The DCA has rules and regulations in place for airlines. The department also has the authority to quash or suspend the Air Operation Certificate.

“In my opinion, airlines should take a step back to think thoroughly why they did not manage to make a profit after three years of operations, and they should consider cooperating with another airline.

“If not, the DCA should take away their Air Operation Certificate. Some companies owned by famous tycoons don’t care about their loss, although they didn’t turn a profit because the businessmen only cared about their dignity and continuous operation.

“Some airlines grounded their aircrafts and fired some staff. It shows that they are weak in collaboration and partnership,” he added.

But the DCA has always encouraged the airlines to cooperate and form partnerships, said U Ye Hut Aung, deputy director general of the DCA.

“We had planned to add more aircrafts for some airlines. The Ministry of Transport and Communication, Department of Civil Aviation [DCA] encourages the airlines to cooperate with each other. For now, no new airline has applied to us,” said U Ye Htut Aung.

As there are a large number of airlines, competition is intense among local airlines to carve out market shares.

“In our Mann Yadanarpon Airlines, we have ATR-72-600 aircrafts which were made in France and cover 13 townships around the country.

“We have intense market competition among airlines. We want the government to reduce the petrol price and upgrade the airport infrastructure and facilities, making them in line with international standards,” said Daw Witt Ye Maw, marketing manager of Mann Yadanarpon Airlines.

In Myanmar, only three airports can land airbuses and the rest of the airports still need to be upgraded by the government in order to do so.

“The new government has only been in office for one year, so they need time to work on airport development.

“An airbus can carry 100 to 200 passengers but an ATR can carry about 70 passengers. So we have difficulties during the high season of visitors. Air KBZ is running eight brand new ATR aircrafts, said assistant general manager Ma Aye Mra Tha from Air KBZ.

Now, it is the low season for local airlines. The airlines often hand out promotions and discounts in order to attract more domestic and international visitors and cover maintenance costs.

Aircraft maintenance, such as purchasing spare parts, costs a lot and is done with transactions in US dollars – the more the maintenance, the higher the cost.

“I can’t accept the view that airlines have to take all the blame for the lack of travellers to and within Myanmar.
“Some critics said that travellers are deterred from travelling or flying because of the high flight fares.
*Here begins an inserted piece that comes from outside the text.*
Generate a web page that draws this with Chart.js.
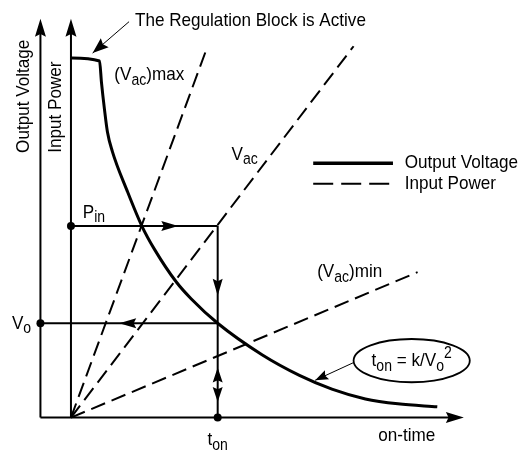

That is not entirely accuate.

“It is no easy task to lower the ticket price but the rate depends on petrol,” Ma Aye Mra Tha said.

“If Myanmar develops and more people come to Myanmar, we are able to maintain flight services the whole year round.
For now, the number of both domestic and international visitors is not enough to sustain the services during the low season,” she added.

Local airlines have many challenges during the rainy season every year because tourists tend to avoid the rainy season. Thus, airlines are used to operate via a code-sharing agreement with other airlines.

A code-sharing areement is an aviation commercial arrangement where two or more airlines to list certain flights in a reservation system under each other’s names.

“As there are very few travellers during the season, we are used to operate with a code-sharing agreement. But this year, the number of visitors has increased,” Daw Witt Ye Maw explained.

Using a code sharing system is more convenient for passengers and airlines.

“Currently, we are giving promotions for air tickets estimated up to 50 percent off. Trips to Mandalay, Nyung-Oo and Heho trip are business as usual.

“But for southern Myanmar destinations such as Dawei and Myeik, we reduce the number of flights.

“For example, we used to fly every day for those trips over high season but we reduce the days and flight times in this season,” said Ma Aye Mra Tha.

“Flying via code-sharing agreement has not been difficult. For international flights, that is very common. It is a win-win situation.

“But some airlines don’t want to discuss it, so staff and crew members are in trouble,” U Thet Lwin Toe added.
To solve this problem, the government is arranging an initiative – “green season” – to promote local airlines and attract tourists who want to come to Myanmar during the rainy season.

“Rainy season is good to travel and every part of nature is green. Tourists can see Myanmar from a different point of view.

“In rainy season, some regions are nice to visit because there isn’t much rain in. We and Myanmar Airways International are in cooperation and have so many agents in other countries selling tickets and promoting Myanmar as a travel destination,” said Ma Aye Mara Tha.

But even with airlines having promotions, at times the number of tourists does not increase much, she added.
“All the local airline do not enjoy a huge profit margin.

“But we prioritise safety over profits. To cover costs, we must attract tourists to take our airline whenever they travel,” she added.

But in high season, tourists are using airlines and sometimes local airlines can’t accept all the books and fulfil the market demand.

U Ye Htut Aung said that higher tax and expensive petrol are the main difficulties for local airlines.

Compared to 2015, the number of tourists using local airlines increased in 2016. In 2015, there were a total of 2,079,474 tourists, and 7 percent out of which who used local airlines. In 2016, there were 2,401,876 tourists, and, out of which, 16pc who used local airlines, according to the DCA.